• _Task brief_:
Copy all of the material exactly. Pictures are not to appear in the copy.

• _Collected data_:
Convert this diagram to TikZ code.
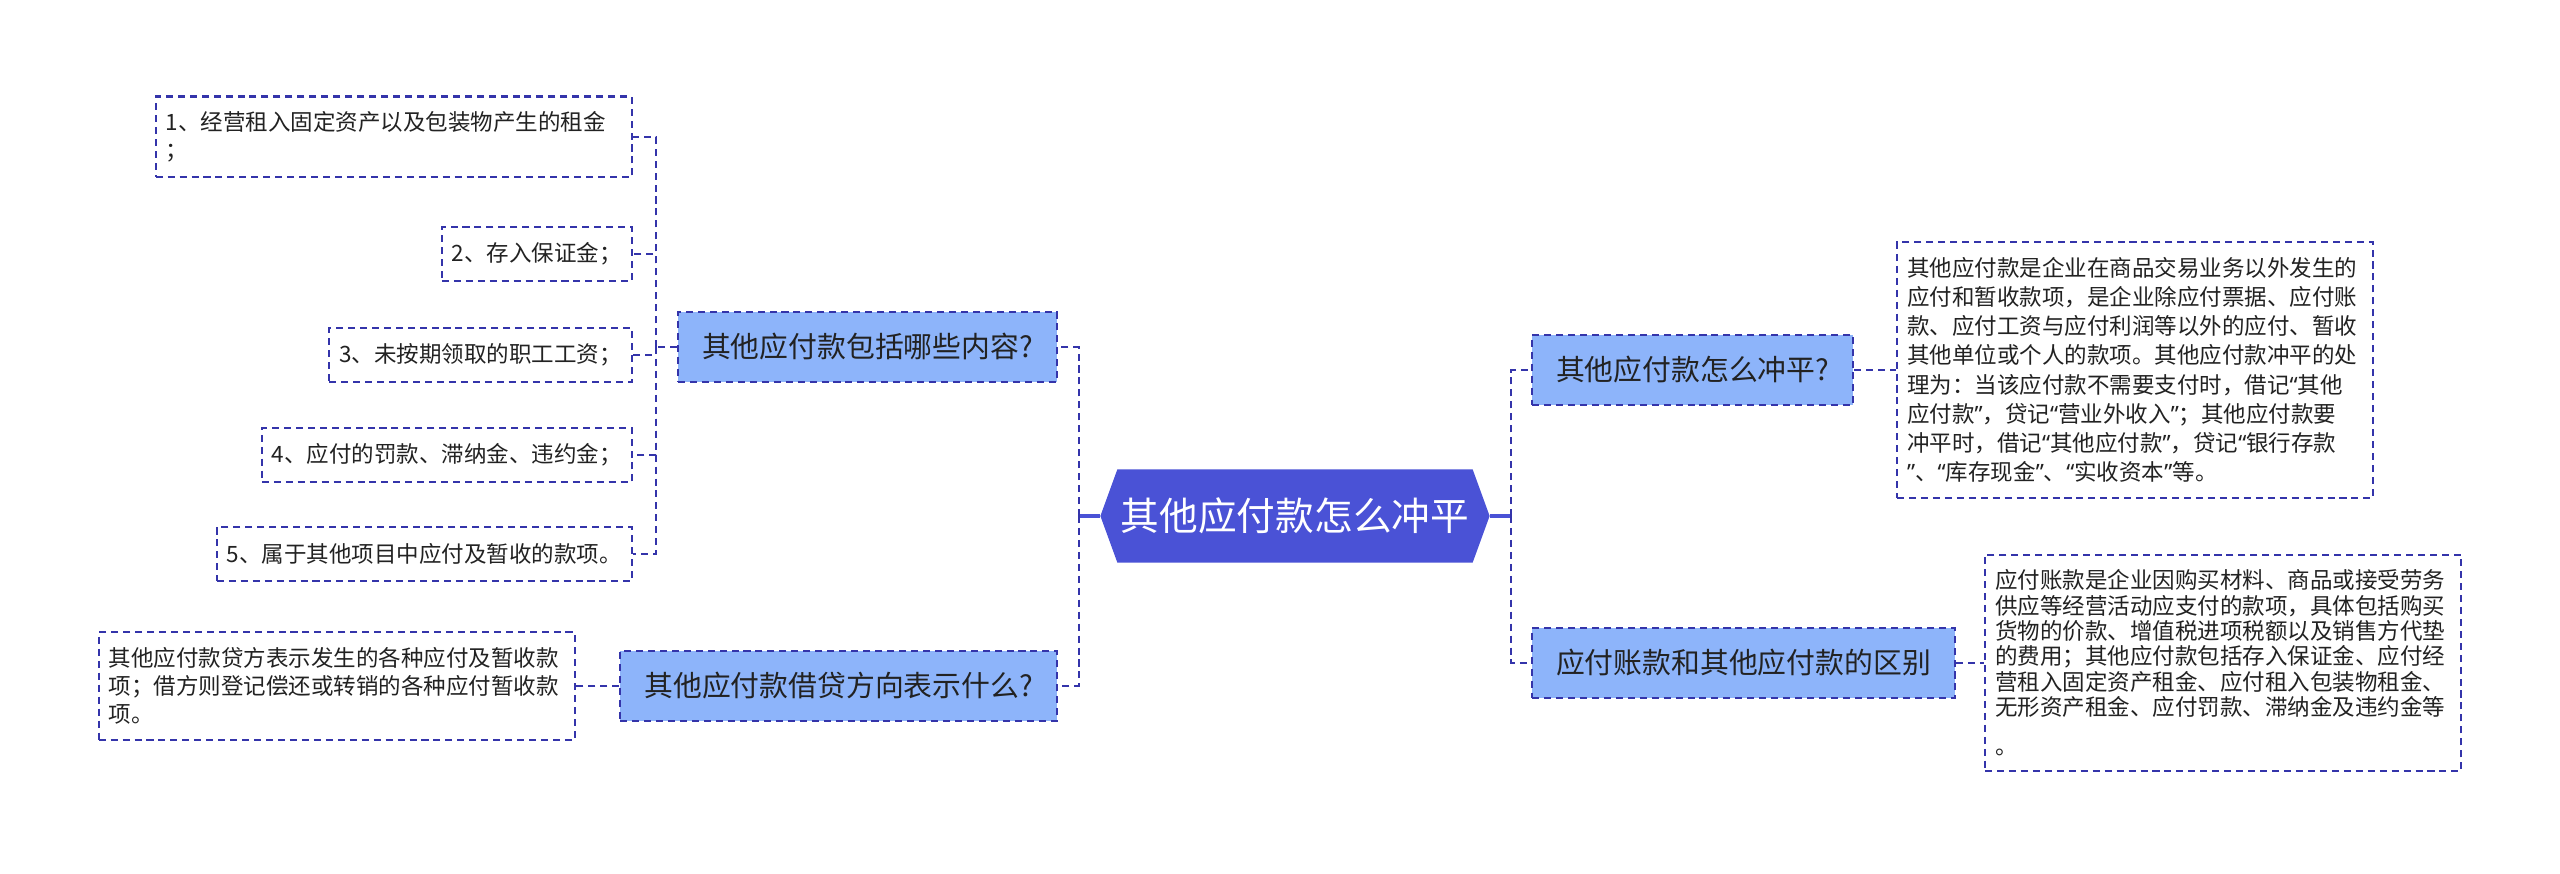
\documentclass[tikz,border=0pt]{standalone}
\usepackage{fontspec}
\setmainfont{Noto Sans CJK SC}
\newfontfamily\quotefont{Noto Sans}
\newcommand{\qopen}{{\quotefont “}}
\newcommand{\qclose}{{\quotefont ”}}
\usetikzlibrary{shapes.symbols}
\definecolor{rootblue}{RGB}{74,82,214}
\definecolor{topicblue}{RGB}{141,180,250}
\definecolor{edgeblue}{RGB}{52,52,170}
\definecolor{inkgray}{RGB}{34,34,34}

\begin{document}
\begin{tikzpicture}[x=0.01cm,y=-0.01cm]
        \tikzstyle{every node}=[text=inkgray]
        \tikzstyle{dash line}=[draw=edgeblue,line width=0.6pt,dash pattern=on 2pt off 1.4pt]
        \tikzstyle{root}=[signal,signal to=west and east,signal pointer angle=140,fill=rootblue,text=white,inner sep=0pt,minimum width=3.89cm,minimum height=0.93cm,font=\fontsize{11}{13}\selectfont]
        \tikzstyle{topic}=[dash line,fill=topicblue,inner xsep=0.24cm,inner ysep=0pt,minimum height=0.7cm,font=\fontsize{8.2}{10}\selectfont]
        \tikzstyle{leaf}=[dash line,fill=white,inner xsep=0.1cm,inner ysep=0.15cm,minimum height=0.54cm,align=left,font=\fontsize{6.4}{8}\selectfont]
        \tikzstyle{note}=[leaf,text width=4.56cm]
        \tikzstyle{link}=[dash line]
        \tikzstyle{stub}=[draw=rootblue,line width=1pt]
        \useasboundingbox (0,0) rectangle (2560,874);
        % centre and the four topics
        \node[root] (root) at (1295,516) {其他应付款怎么冲平};
        \node[topic,anchor=east] (contents) at (1058,347) {其他应付款包括哪些内容?};
        \node[topic,anchor=east] (sides) at (1058,686) {其他应付款借贷方向表示什么?};
        \node[topic,anchor=west] (offset) at (1531,370) {其他应付款怎么冲平?};
        \node[topic,anchor=west] (differ) at (1531,663) {应付账款和其他应付款的区别};
        % leaves
        \node[note,anchor=east] (item1) at (633,137) {1、经营租入固定资产以及包装物产生的租金\\；};
        \node[leaf,anchor=east] (item2) at (633,254) {2、存入保证金；};
        \node[leaf,anchor=east] (item3) at (633,355) {3、未按期领取的职工工资；};
        \node[leaf,anchor=east] (item4) at (633,455) {4、应付的罚款、滞纳金、违约金；};
        \node[leaf,anchor=east] (item5) at (633,554) {5、属于其他项目中应付及暂收的款项。};
        \node[note,anchor=east] (sidesnote) at (576,686) {其他应付款贷方表示发生的各种应付及暂收款\\项；借方则登记偿还或转销的各种应付暂收款\\项。};
        \node[note,anchor=west,font=\fontsize{6.4}{8.3}\selectfont] (offsetnote) at (1896,370) {其他应付款是企业在商品交易业务以外发生的\\应付和暂收款项，是企业除应付票据、应付账\\款、应付工资与应付利润等以外的应付、暂收\\其他单位或个人的款项。其他应付款冲平的处\\理为：当该应付款不需要支付时，借记\qopen 其他\\应付款\qclose ，贷记\qopen 营业外收入\qclose ；其他应付款要\\冲平时，借记\qopen 其他应付款\qclose ，贷记\qopen 银行存款\\\qclose 、\qopen 库存现金\qclose 、\qopen 实收资本\qclose 等。};
        \node[note,anchor=west,font=\fontsize{6.4}{7.2}\selectfont] (differnote) at (1984,663) {应付账款是企业因购买材料、商品或接受劳务\\供应等经营活动应支付的款项，具体包括购买\\货物的价款、增值税进项税额以及销售方代垫\\的费用；其他应付款包括存入保证金、应付经\\营租入固定资产租金、应付租入包装物租金、\\无形资产租金、应付罚款、滞纳金及违约金等\\[4pt]。};
        % connectors
        \coordinate (lbus) at ([xshift=-0.21cm]root.west);
        \coordinate (rbus) at ([xshift=0.21cm]root.east);
        \coordinate (ibus) at ([xshift=-0.21cm]contents.west);
        \draw[stub] (root.west) -- (lbus);
        \draw[stub] (root.east) -- (rbus);
        \draw[link] (lbus) |- (contents.east);
        \draw[link] (lbus) |- (sides.east);
        \draw[link] (rbus) |- (offset.west);
        \draw[link] (rbus) |- (differ.west);
        \draw[link] (contents.west) -- (ibus);
        \draw[link] (ibus) |- (item1.east);
        \draw[link] (ibus) |- (item2.east);
        \draw[link] (ibus) |- (item3.east);
        \draw[link] (ibus) |- (item4.east);
        \draw[link] (ibus) |- (item5.east);
        \draw[link] (sides.west) -- (sidesnote.east);
        \draw[link] (offset.east) -- (offsetnote.west);
        \draw[link] (differ.east) -- (differnote.west);
    \end{tikzpicture}
\end{document}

• _Written response_:
Convert this diagram to TikZ code.
\documentclass[tikz,border=0pt]{standalone}
\usepackage{fontspec}
\setmainfont{Noto Sans CJK SC}
\newfontfamily\quotefont{Noto Sans}
\newcommand{\qopen}{{\quotefont “}}
\newcommand{\qclose}{{\quotefont ”}}
\usetikzlibrary{shapes.symbols}
\definecolor{rootblue}{RGB}{74,82,214}
\definecolor{topicblue}{RGB}{141,180,250}
\definecolor{edgeblue}{RGB}{52,52,170}
\definecolor{inkgray}{RGB}{34,34,34}

\begin{document}
\begin{tikzpicture}[x=0.01cm,y=-0.01cm]
        \tikzstyle{every node}=[text=inkgray]
        \tikzstyle{dash line}=[draw=edgeblue,line width=0.6pt,dash pattern=on 2pt off 1.4pt]
        \tikzstyle{root}=[signal,signal to=west and east,signal pointer angle=140,fill=rootblue,text=white,inner sep=0pt,minimum width=3.89cm,minimum height=0.93cm,font=\fontsize{11}{13}\selectfont]
        \tikzstyle{topic}=[dash line,fill=topicblue,inner xsep=0.24cm,inner ysep=0pt,minimum height=0.7cm,font=\fontsize{8.2}{10}\selectfont]
        \tikzstyle{leaf}=[dash line,fill=white,inner xsep=0.1cm,inner ysep=0.15cm,minimum height=0.54cm,align=left,font=\fontsize{6.4}{8}\selectfont]
        \tikzstyle{note}=[leaf,text width=4.56cm]
        \tikzstyle{link}=[dash line]
        \tikzstyle{stub}=[draw=rootblue,line width=1pt]
        \useasboundingbox (0,0) rectangle (2560,874);
        % centre and the four topics
        \node[root] (root) at (1295,516) {其他应付款怎么冲平};
        \node[topic,anchor=east] (contents) at (1058,347) {其他应付款包括哪些内容?};
        \node[topic,anchor=east] (sides) at (1058,686) {其他应付款借贷方向表示什么?};
        \node[topic,anchor=west] (offset) at (1531,370) {其他应付款怎么冲平?};
        \node[topic,anchor=west] (differ) at (1531,663) {应付账款和其他应付款的区别};
        % leaves
        \node[note,anchor=east] (item1) at (633,137) {1、经营租入固定资产以及包装物产生的租金\\；};
        \node[leaf,anchor=east] (item2) at (633,254) {2、存入保证金；};
        \node[leaf,anchor=east] (item3) at (633,355) {3、未按期领取的职工工资；};
        \node[leaf,anchor=east] (item4) at (633,455) {4、应付的罚款、滞纳金、违约金；};
        \node[leaf,anchor=east] (item5) at (633,554) {5、属于其他项目中应付及暂收的款项。};
        \node[note,anchor=east] (sidesnote) at (576,686) {其他应付款贷方表示发生的各种应付及暂收款\\项；借方则登记偿还或转销的各种应付暂收款\\项。};
        \node[note,anchor=west,font=\fontsize{6.4}{8.3}\selectfont] (offsetnote) at (1896,370) {其他应付款是企业在商品交易业务以外发生的\\应付和暂收款项，是企业除应付票据、应付账\\款、应付工资与应付利润等以外的应付、暂收\\其他单位或个人的款项。其他应付款冲平的处\\理为：当该应付款不需要支付时，借记\qopen 其他\\应付款\qclose ，贷记\qopen 营业外收入\qclose ；其他应付款要\\冲平时，借记\qopen 其他应付款\qclose ，贷记\qopen 银行存款\\\qclose 、\qopen 库存现金\qclose 、\qopen 实收资本\qclose 等。};
        \node[note,anchor=west,font=\fontsize{6.4}{7.2}\selectfont] (differnote) at (1984,663) {应付账款是企业因购买材料、商品或接受劳务\\供应等经营活动应支付的款项，具体包括购买\\货物的价款、增值税进项税额以及销售方代垫\\的费用；其他应付款包括存入保证金、应付经\\营租入固定资产租金、应付租入包装物租金、\\无形资产租金、应付罚款、滞纳金及违约金等\\[4pt]。};
        % connectors
        \coordinate (lbus) at ([xshift=-0.21cm]root.west);
        \coordinate (rbus) at ([xshift=0.21cm]root.east);
        \coordinate (ibus) at ([xshift=-0.21cm]contents.west);
        \draw[stub] (root.west) -- (lbus);
        \draw[stub] (root.east) -- (rbus);
        \draw[link] (lbus) |- (contents.east);
        \draw[link] (lbus) |- (sides.east);
        \draw[link] (rbus) |- (offset.west);
        \draw[link] (rbus) |- (differ.west);
        \draw[link] (contents.west) -- (ibus);
        \draw[link] (ibus) |- (item1.east);
        \draw[link] (ibus) |- (item2.east);
        \draw[link] (ibus) |- (item3.east);
        \draw[link] (ibus) |- (item4.east);
        \draw[link] (ibus) |- (item5.east);
        \draw[link] (sides.west) -- (sidesnote.east);
        \draw[link] (offset.east) -- (offsetnote.west);
        \draw[link] (differ.east) -- (differnote.west);
    \end{tikzpicture}
\end{document}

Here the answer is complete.